Dither no. 2: That zany y. a. book I wrote years ago for my youngest, the one that needed about a two-week polish. Why don't I get back to it and spend two weeks? Or should I?
Dither no. 2: What on earth should I talk about at the Buechner Workshops at Fuller? I have come up with a remarkable number of topics, all highly ditherable and even dirigible in a few cases.
Dither no. 3: What is going on with The Book of the Red King? Is it accepted or not? (This is not my dithering, but there is dithering--or at least methodical tortoiseosity--involved.)
Dithers no. 4-5: Where should I send Rave, the collection of unleashed praise poems? Where should I send the new manuscript of formal poems? Dither, dither, dither... To my surprise, I have sent each to a contest (how resolute and surprising and anti-dither), but that's just spitting in the dark along with a thousand other poets, so what's the point?
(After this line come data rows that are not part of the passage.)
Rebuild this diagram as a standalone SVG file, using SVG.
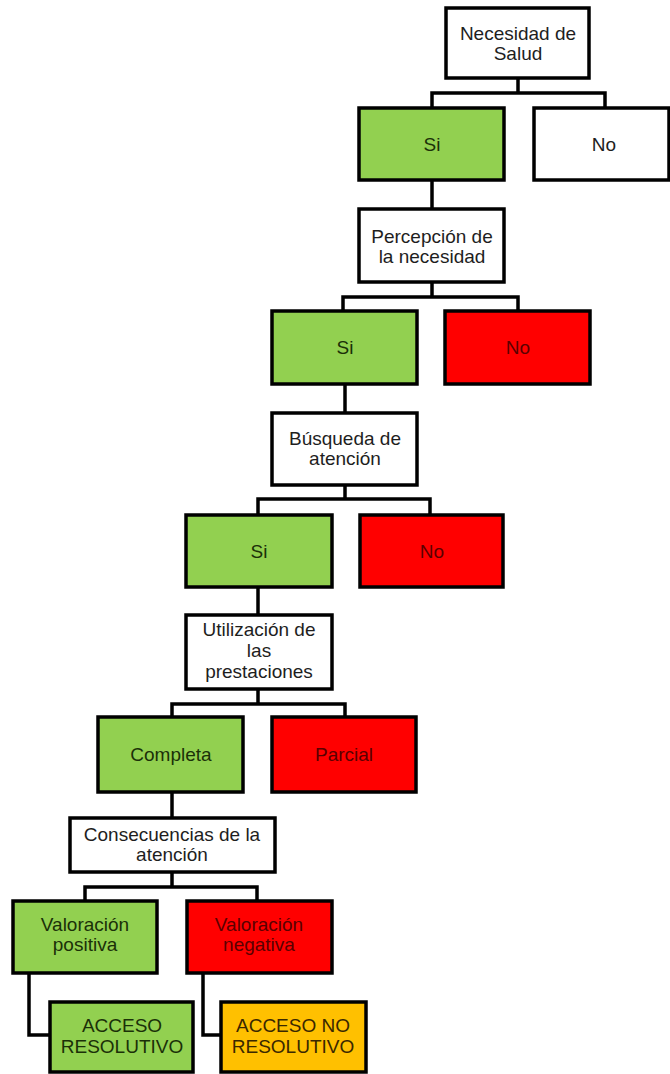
<svg xmlns="http://www.w3.org/2000/svg" width="670" height="1074" viewBox="0 0 670 1074">
<style>
.box{stroke:#000;stroke-width:3.5}
.w{fill:#fff}
.g{fill:#92d050}
.r{fill:#ff0000}
.o{fill:#ffc000}
text{font-family:"Liberation Sans",Arial,sans-serif;font-size:19px;text-anchor:middle}
.tw{fill:#1e1e1e}
.tg{fill:#1b3008}
.tr{fill:#5a0000}
.to{fill:#3a2800}
.conn{fill:none;stroke:#000;stroke-width:3.5}
</style>
<rect width="670" height="1074" fill="#fff"/>
<g id="connectors" class="conn">
<path d="M518,78 V93 M432,108 V93 H605 V108"/>
<path d="M432,180 V209"/>
<path d="M432,282 V297 M343,311 V297 H518 V311"/>
<path d="M345,384 V413"/>
<path d="M345,485 V499 M258,515 V499 H430 V515"/>
<path d="M258,587 V615"/>
<path d="M258,689 V704 M172,717 V704 H345 V717"/>
<path d="M172,792 V818"/>
<path d="M172,872 V887 M85,901 V887 H257 V901"/>
<path d="M29,973 V1035 H50"/>
<path d="M203,973 V1035 H221"/>
</g>
<g id="n_necesidad"><rect class="box w" x="446" y="8" width="143" height="70"/><text class="tw" x="518" y="40">Necesidad de</text><text class="tw" x="518" y="60">Salud</text></g>
<g id="n_si1"><rect class="box g" x="359" y="108" width="145" height="72"/><text class="tg" x="432" y="151">Si</text></g>
<g id="n_no1"><rect class="box w" x="534" y="108" width="135" height="72"/><text class="tw" x="604" y="151">No</text></g>
<g id="n_percepcion"><rect class="box w" x="359" y="209" width="145" height="73"/><text class="tw" x="432" y="243">Percepción de</text><text class="tw" x="432" y="263">la necesidad</text></g>
<g id="n_si2"><rect class="box g" x="272" y="311" width="145" height="73"/><text class="tg" x="345" y="354">Si</text></g>
<g id="n_no2"><rect class="box r" x="445" y="311" width="145" height="73"/><text class="tr" x="518" y="354">No</text></g>
<g id="n_busqueda"><rect class="box w" x="272" y="413" width="145" height="72"/><text class="tw" x="345" y="445">Búsqueda de</text><text class="tw" x="345" y="465">atención</text></g>
<g id="n_si3"><rect class="box g" x="186" y="515" width="146" height="72"/><text class="tg" x="259" y="558">Si</text></g>
<g id="n_no3"><rect class="box r" x="360" y="515" width="143" height="72"/><text class="tr" x="432" y="558">No</text></g>
<g id="n_utilizacion"><rect class="box w" x="186" y="615" width="146" height="74"/><text class="tw" x="259" y="636">Utilización de</text><text class="tw" x="259" y="657">las</text><text class="tw" x="259" y="678">prestaciones</text></g>
<g id="n_completa"><rect class="box g" x="98" y="717" width="145" height="75"/><text class="tg" x="171" y="761">Completa</text></g>
<g id="n_parcial"><rect class="box r" x="272" y="717" width="144" height="75"/><text class="tr" x="344" y="761">Parcial</text></g>
<g id="n_consecuencias"><rect class="box w" x="70" y="818" width="205" height="54"/><text class="tw" x="172" y="841">Consecuencias de la</text><text class="tw" x="172" y="861">atención</text></g>
<g id="n_valpos"><rect class="box g" x="13" y="901" width="144" height="72"/><text class="tg" x="85" y="931">Valoración</text><text class="tg" x="85" y="951">positiva</text></g>
<g id="n_valneg"><rect class="box r" x="187" y="901" width="145" height="72"/><text class="tr" x="259" y="931">Valoración</text><text class="tr" x="259" y="951">negativa</text></g>
<g id="n_acceso"><rect class="box g" x="50" y="1002" width="143" height="70"/><text class="tg" x="122" y="1032">ACCESO</text><text class="tg" x="122" y="1053">RESOLUTIVO</text></g>
<g id="n_accesono"><rect class="box o" x="221" y="1002" width="145" height="70"/><text class="to" x="293" y="1032">ACCESO NO</text><text class="to" x="293" y="1053">RESOLUTIVO</text></g>
</svg>
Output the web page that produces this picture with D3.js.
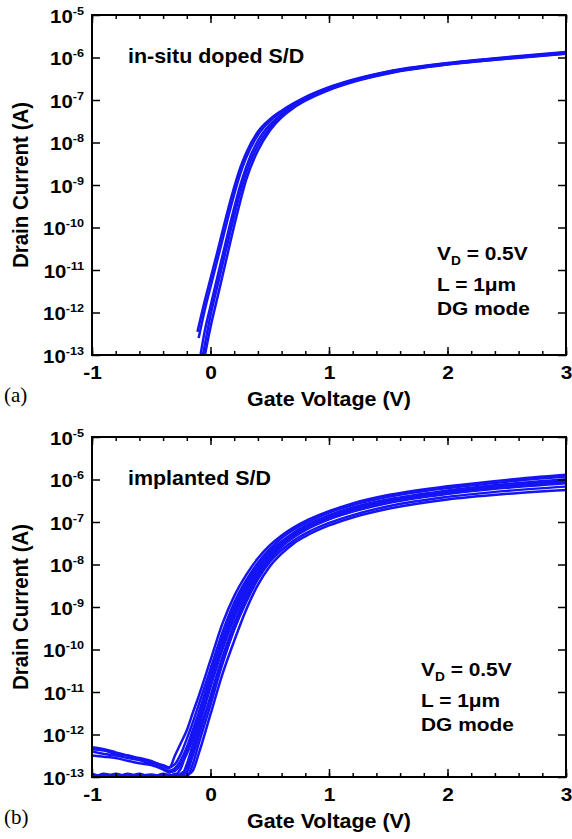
<!DOCTYPE html>
<html><head><meta charset="utf-8">
<script src="https://cdn.jsdelivr.net/npm/d3@7"></script>
<style>body{margin:0;background:#fff}svg{display:block}</style>
</head><body>
<svg id="c" width="572" height="839"></svg>
<script>
// ---------- data ----------
const xTicks = [-1, 0, 1, 2, 3];
const xMinorTicks = [-1, -0.8, -0.6, -0.4, -0.2, 0, 0.2, 0.4, 0.6, 0.8, 1, 1.2, 1.4, 1.6, 1.8, 2, 2.2, 2.4, 2.6, 2.8, 3];
const yDecades = [-5, -6, -7, -8, -9, -10, -11, -12, -13];
const panelTags = ["(a)", "(b)"];
const panelTitles = ["in-situ doped S/D", "implanted S/D"];
const annoLine1 = ["V", "D", " = 0.5V"];
const annoLine2 = "L = 1\u03BCm";
const annoLine3 = "DG mode";
const xTitle = "Gate Voltage (V)";
const yTitle = "Drain Current (A)";

// (a) in-situ doped S/D : [Vg (V), Id (A)]
const curveA1 = [[-0.11,3.5e-13],[-0.05,1.8e-12],[0,6.3e-12],[0.05,2.2e-11],[0.1,7.9e-11],[0.15,2.8e-10],[0.2,8.9e-10],[0.25,2.5e-9],[0.3,5.6e-9],[0.4,1.8e-8],[0.5,3.5e-8],[0.6,5.6e-8],[0.7,8.3e-8],[0.8,1.17e-7],[1.0,2.0e-7],[1.2,3.0e-7],[1.5,4.7e-7],[2.0,7.4e-7],[2.5,1.02e-6],[3.0,1.35e-6]];
const curveA2 = [[-0.1,2.5e-13],[-0.05,1.1e-12],[0,4.0e-12],[0.05,1.4e-11],[0.1,5.0e-11],[0.15,1.8e-10],[0.2,6.0e-10],[0.25,1.8e-9],[0.3,4.3e-9],[0.4,1.5e-8],[0.5,3.2e-8],[0.6,5.3e-8],[0.7,8.0e-8],[0.8,1.13e-7],[1.0,1.95e-7],[1.2,2.9e-7],[1.5,4.6e-7],[2.0,7.3e-7],[2.5,1.0e-6],[3.0,1.32e-6]];
const curveA3 = [[-0.09,8e-14],[-0.05,3.5e-13],[0,1.4e-12],[0.05,5.5e-12],[0.1,2.1e-11],[0.15,8.0e-11],[0.2,2.9e-10],[0.25,9.5e-10],[0.3,2.6e-9],[0.4,1.1e-8],[0.5,2.6e-8],[0.6,4.6e-8],[0.7,7.2e-8],[0.8,1.04e-7],[1.0,1.85e-7],[1.2,2.8e-7],[1.5,4.4e-7],[2.0,7.1e-7],[2.5,9.7e-7],[3.0,1.28e-6]];
const curveA4 = [[-0.07,8e-14],[-0.03,3.2e-13],[0,8.5e-13],[0.05,3.4e-12],[0.1,1.3e-11],[0.15,5.0e-11],[0.2,1.9e-10],[0.25,6.5e-10],[0.3,1.9e-9],[0.4,8.5e-9],[0.5,2.2e-8],[0.6,4.2e-8],[0.7,6.8e-8],[0.8,1.0e-7],[1.0,1.78e-7],[1.2,2.7e-7],[1.5,4.3e-7],[2.0,6.9e-7],[2.5,9.5e-7],[3.0,1.25e-6]];
const curveA5 = [[-0.05,9e-14],[0,4.5e-13],[0.05,1.8e-12],[0.1,7.0e-12],[0.15,2.8e-11],[0.2,1.1e-10],[0.25,4.0e-10],[0.3,1.3e-9],[0.4,6.5e-9],[0.5,1.9e-8],[0.6,3.9e-8],[0.7,6.5e-8],[0.8,9.6e-8],[1.0,1.72e-7],[1.2,2.65e-7],[1.5,4.2e-7],[2.0,6.8e-7],[2.5,9.3e-7],[3.0,1.22e-6]];

// (b) implanted S/D : shared gate-voltage grid and Id per device
const vgB = [-1,-0.9,-0.8,-0.7,-0.6,-0.5,-0.4,-0.35,-0.3,-0.25,-0.2,-0.15,-0.1,0,0.1,0.2,0.3,0.4,0.5,0.6,0.7,0.8,1.0,1.2,1.5,2.0,2.5,3.0];
const idB1 = [5.0e-13,4.5e-13,3.8e-13,3.2e-13,2.8e-13,2.4e-13,1.8e-13,1.6e-13,3.2e-13,6.3e-13,1.26e-12,3.2e-12,7.9e-12,5.6e-11,4.0e-10,1.8e-9,5.6e-9,1.4e-8,2.8e-8,4.8e-8,7.4e-8,1.05e-7,1.8e-7,2.75e-7,4.3e-7,6.9e-7,9.8e-7,1.29e-6];
const idB2 = [4.5e-13,4.2e-13,3.5e-13,3.2e-13,2.6e-13,2.2e-13,1.9e-13,1.7e-13,2.0e-13,3.5e-13,7.9e-13,1.9e-12,5.0e-12,3.5e-11,2.5e-10,1.26e-9,4.2e-9,1.1e-8,2.3e-8,4.2e-8,6.6e-8,9.3e-8,1.66e-7,2.5e-7,3.9e-7,6.3e-7,8.9e-7,1.17e-6];
const idB3 = [4.0e-13,3.5e-13,3.2e-13,2.8e-13,2.5e-13,2.0e-13,1.6e-13,1.4e-13,1.6e-13,2.5e-13,5.0e-13,1.26e-12,3.2e-12,2.5e-11,1.8e-10,1.0e-9,3.5e-9,9.5e-9,2.0e-8,3.5e-8,5.6e-8,8.1e-8,1.45e-7,2.2e-7,3.4e-7,5.5e-7,7.8e-7,1.02e-6];
const idB4 = [3.2e-13,3.0e-13,2.8e-13,2.4e-13,2.1e-13,1.9e-13,1.5e-13,1.3e-13,1.4e-13,2.0e-13,3.5e-13,7.9e-13,2.0e-12,1.6e-11,1.26e-10,7.1e-10,2.8e-9,7.9e-9,1.7e-8,3.2e-8,5.0e-8,7.2e-8,1.26e-7,1.9e-7,3.0e-7,4.8e-7,6.8e-7,8.7e-7];
const idB5 = [1.1e-13,1.0e-13,1.2e-13,1.0e-13,9e-14,1.0e-13,1.15e-13,1.0e-13,1.1e-13,1.6e-13,4.0e-13,1.0e-12,2.5e-12,2.0e-11,1.4e-10,7.9e-10,3.0e-9,8.5e-9,1.8e-8,3.3e-8,5.2e-8,7.6e-8,1.35e-7,2.0e-7,3.2e-7,5.2e-7,7.4e-7,9.5e-7];
const idB6 = [9e-14,1.2e-13,1.05e-13,9e-14,1.1e-13,9.5e-14,1.2e-13,1.1e-13,9e-14,1.0e-13,2.0e-13,5.6e-13,1.5e-12,1.3e-11,1.0e-10,5.6e-10,2.3e-9,7.0e-9,1.6e-8,3.0e-8,4.8e-8,7.0e-8,1.25e-7,1.9e-7,3.0e-7,4.9e-7,7.0e-7,9.0e-7];
const idB7 = [1.0e-13,9e-14,1.0e-13,1.15e-13,1.0e-13,1.1e-13,9e-14,1.0e-13,1.2e-13,1.1e-13,1.3e-13,3.2e-13,9e-13,8.0e-12,6.5e-11,4.0e-10,1.8e-9,6.0e-9,1.45e-8,2.8e-8,4.6e-8,6.8e-8,1.2e-7,1.8e-7,2.9e-7,4.7e-7,6.7e-7,8.6e-7];
const idB8 = [1.2e-13,1.0e-13,9e-14,1.0e-13,1.2e-13,1.0e-13,1.05e-13,9e-14,1.0e-13,9e-14,1.0e-13,2.0e-13,6.0e-13,5.0e-12,4.5e-11,3.0e-10,1.4e-9,5.0e-9,1.3e-8,2.6e-8,4.3e-8,6.4e-8,1.15e-7,1.75e-7,2.8e-7,4.6e-7,6.4e-7,8.2e-7];
const idB9 = [9.5e-14,1.1e-13,1.0e-13,1.2e-13,1.0e-13,9e-14,1.0e-13,1.15e-13,1.0e-13,1.2e-13,1.6e-13,4.0e-13,1.1e-12,7.0e-12,5.0e-11,3.0e-10,1.3e-9,4.5e-9,1.15e-8,2.2e-8,3.6e-8,5.3e-8,9.5e-8,1.45e-7,2.35e-7,3.9e-7,5.4e-7,6.8e-7];
const idB10 = [1.0e-13,1.1e-13,1.1e-13,9.5e-14,1.05e-13,1.15e-13,1.0e-13,1.0e-13,1.1e-13,1.0e-13,1.1e-13,1.4e-13,3.5e-13,3.0e-12,2.6e-11,1.6e-10,8.5e-10,3.3e-9,9.0e-9,1.8e-8,3.1e-8,4.6e-8,8.3e-8,1.28e-7,2.05e-7,3.4e-7,4.6e-7,5.7e-7];

const seriesA = [curveA1, curveA2, curveA3, curveA4, curveA5];
const seriesB = [idB1, idB2, idB3, idB4, idB5, idB6, idB7, idB8, idB9, idB10].map(arr => vgB.map((v, i) => [v, arr[i]]));

// ---------- drawing ----------
const svg = d3.select("#c");
const FONT = "'Liberation Sans', Arial, sans-serif";
const BLUE = "#1414f5";
const panels = [
  {top: 15, bottom: 355, series: seriesA, annoX: 437, annoDy: 245},
  {top: 437, bottom: 777, series: seriesB, annoX: 421, annoDy: 239}
];
const L = 92, R = 566;
const SX = 1.1; // horizontal stretch of the lettering

function stretched(g, x, y) {
  return g.append("g").attr("transform", `translate(${x},${y}) scale(${SX},1)`);
}

panels.forEach((p, pi) => {
  const g = svg.append("g");
  const x = d3.scaleLinear().domain([-1, 3]).range([L, R]);
  const y = d3.scaleLog().domain([1e-13, 1e-5]).range([p.bottom, p.top]);

  const clipId = "clip" + pi;
  svg.append("clipPath").attr("id", clipId).append("rect")
    .attr("x", L).attr("y", p.top).attr("width", R - L).attr("height", p.bottom - p.top);

  const line = d3.line().x(d => x(d[0])).y(d => y(d[1])).curve(d3.curveMonotoneX);
  g.append("g").attr("clip-path", `url(#${clipId})`)
    .selectAll("path").data(p.series).join("path")
    .attr("d", line).attr("fill", "none").attr("stroke", BLUE)
    .attr("stroke-width", 2.5).attr("stroke-linejoin", "round");

  const majorY = yDecades.map(e => Math.pow(10, e));
  const minorY = [];
  yDecades.forEach(e => { if (e > -5) for (let k = 2; k <= 9; k++) minorY.push(k * Math.pow(10, e)); });

  const styleAxis = sel => { sel.select(".domain").remove(); sel.selectAll("line").attr("stroke", "#000").attr("stroke-width", 1.5); };

  // bottom
  g.append("g").attr("transform", `translate(0,${p.bottom})`)
    .call(d3.axisBottom(x).tickValues(xMinorTicks).tickSize(-4).tickFormat("")).call(styleAxis);
  const xb = g.append("g").attr("transform", `translate(0,${p.bottom})`)
    .call(d3.axisBottom(x).tickValues(xTicks).tickSizeInner(-8).tickSizeOuter(0).tickFormat(""))
    .call(styleAxis);
  xb.selectAll(".tick").each(function(d) {
    d3.select(this).select("text").remove();
    stretched(d3.select(this), 0, 24).append("text").attr("text-anchor", "middle")
      .attr("font-family", FONT).attr("font-weight", "bold").attr("font-size", 19).attr("fill", "#000")
      .text(String(d));
  });
  // top
  g.append("g").attr("transform", `translate(0,${p.top})`)
    .call(d3.axisTop(x).tickValues(xMinorTicks).tickSize(-4).tickFormat("")).call(styleAxis);
  g.append("g").attr("transform", `translate(0,${p.top})`)
    .call(d3.axisTop(x).tickValues(xTicks).tickSize(-8).tickFormat("")).call(styleAxis);
  // left
  g.append("g").attr("transform", `translate(${L},0)`)
    .call(d3.axisLeft(y).tickValues(minorY).tickSize(-4).tickFormat("")).call(styleAxis);
  const yl = g.append("g").attr("transform", `translate(${L},0)`)
    .call(d3.axisLeft(y).tickValues(majorY).tickSizeInner(-8).tickSizeOuter(0).tickFormat(""))
    .call(styleAxis);
  yl.selectAll(".tick").each(function(d) {
    d3.select(this).select("text").remove();
    const t = stretched(d3.select(this), -8, 7).append("text")
      .attr("font-family", FONT).attr("font-weight", "bold").attr("fill", "#000").attr("text-anchor", "end");
    t.append("tspan").attr("font-size", 18.5).text("10");
    t.append("tspan").attr("font-size", 11.5).attr("dy", -8).text(String(Math.round(Math.log10(d))));
  });
  // right
  g.append("g").attr("transform", `translate(${R},0)`)
    .call(d3.axisRight(y).tickValues(minorY).tickSize(-4).tickFormat("")).call(styleAxis);
  g.append("g").attr("transform", `translate(${R},0)`)
    .call(d3.axisRight(y).tickValues(majorY).tickSize(-8).tickFormat("")).call(styleAxis);

  // frame
  g.append("rect").attr("x", L).attr("y", p.top).attr("width", R - L).attr("height", p.bottom - p.top)
    .attr("fill", "none").attr("stroke", "#000").attr("stroke-width", 2);

  // titles
  stretched(g, (L + R) / 2, p.bottom + 51).append("text").attr("text-anchor", "middle")
    .attr("font-family", FONT).attr("font-weight", "bold").attr("font-size", 19.5).text(xTitle);
  g.append("text").attr("transform", `translate(28,${(p.top + p.bottom) / 2}) rotate(-90) scale(1,${SX})`).attr("text-anchor", "middle")
    .attr("font-family", FONT).attr("font-weight", "bold").attr("font-size", 20.5).text(yTitle);
  g.append("text").attr("x", 4).attr("y", p.bottom + 47)
    .attr("font-family", "'Liberation Serif', 'Times New Roman', serif").attr("font-size", 21).text(panelTags[pi]);

  // annotations
  stretched(g, 128, p.top + 48).append("text")
    .attr("font-family", FONT).attr("font-weight", "bold").attr("font-size", 19.5).text(panelTitles[pi]);
  const ax = p.annoX, ay = p.top + p.annoDy;
  const t1 = stretched(g, ax, ay).append("text")
    .attr("font-family", FONT).attr("font-weight", "bold").attr("font-size", 19);
  t1.append("tspan").text(annoLine1[0]);
  t1.append("tspan").attr("font-size", 12.5).attr("dy", 5).text(annoLine1[1]);
  t1.append("tspan").attr("dy", -5).text(annoLine1[2]);
  stretched(g, ax, ay + 31).append("text")
    .attr("font-family", FONT).attr("font-weight", "bold").attr("font-size", 19).text(annoLine2);
  stretched(g, ax, ay + 55).append("text")
    .attr("font-family", FONT).attr("font-weight", "bold").attr("font-size", 19).text(annoLine3);
});
</script>
</body></html>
Dither no. 6: Should I do something with my tiny stories? Should I not bother?
Dithers no. 7-8: What about the short stories? And the ones for teens? Yes? No? DITHER!
Dither no. 9: Should I bother to go back to having an agent? Yes, probably! No, I simply hate doing things like looking for an agent, and my first two (one deceased, one parted-from-amicably) just fell into my lap (in the usual manner of hackneyed speaking--nothing literal there) so really I don't hate looking for an agent because I have never done it. But I have heard rumors. Dark rumors. Nasty rumors. Rumors of woe and discouragement and despair. And so forth. Also on the no side: I am too agreeable. Too easily persuaded. Too n-i-c-e.
Dither no. 10: I've turned down some reprint offers and want to do my own reprints for a few books for which I hold rights reversions. However, this involves a good deal of research and work, and as a result, a mountain of dithering about many little decisions. Nevertheless, dithering surely will not last forever, right? Lemme dither about that a minute.
About dithering.... Do I dare to eat a peach? Yes, I do, thank you, Mr. Eliot, and I'm fine with mermaid songs. What I'm not good at is quarrying time, marketing, keeping my writing room tidy, and juggling-and-balancing all the demands of motherhood, wifehood, cleaning-the-house-hood, and all other relevant and irrelevant but needed hoods on the very tippy-tip of my nose.
And this is the end (or is it?) of the Dithers.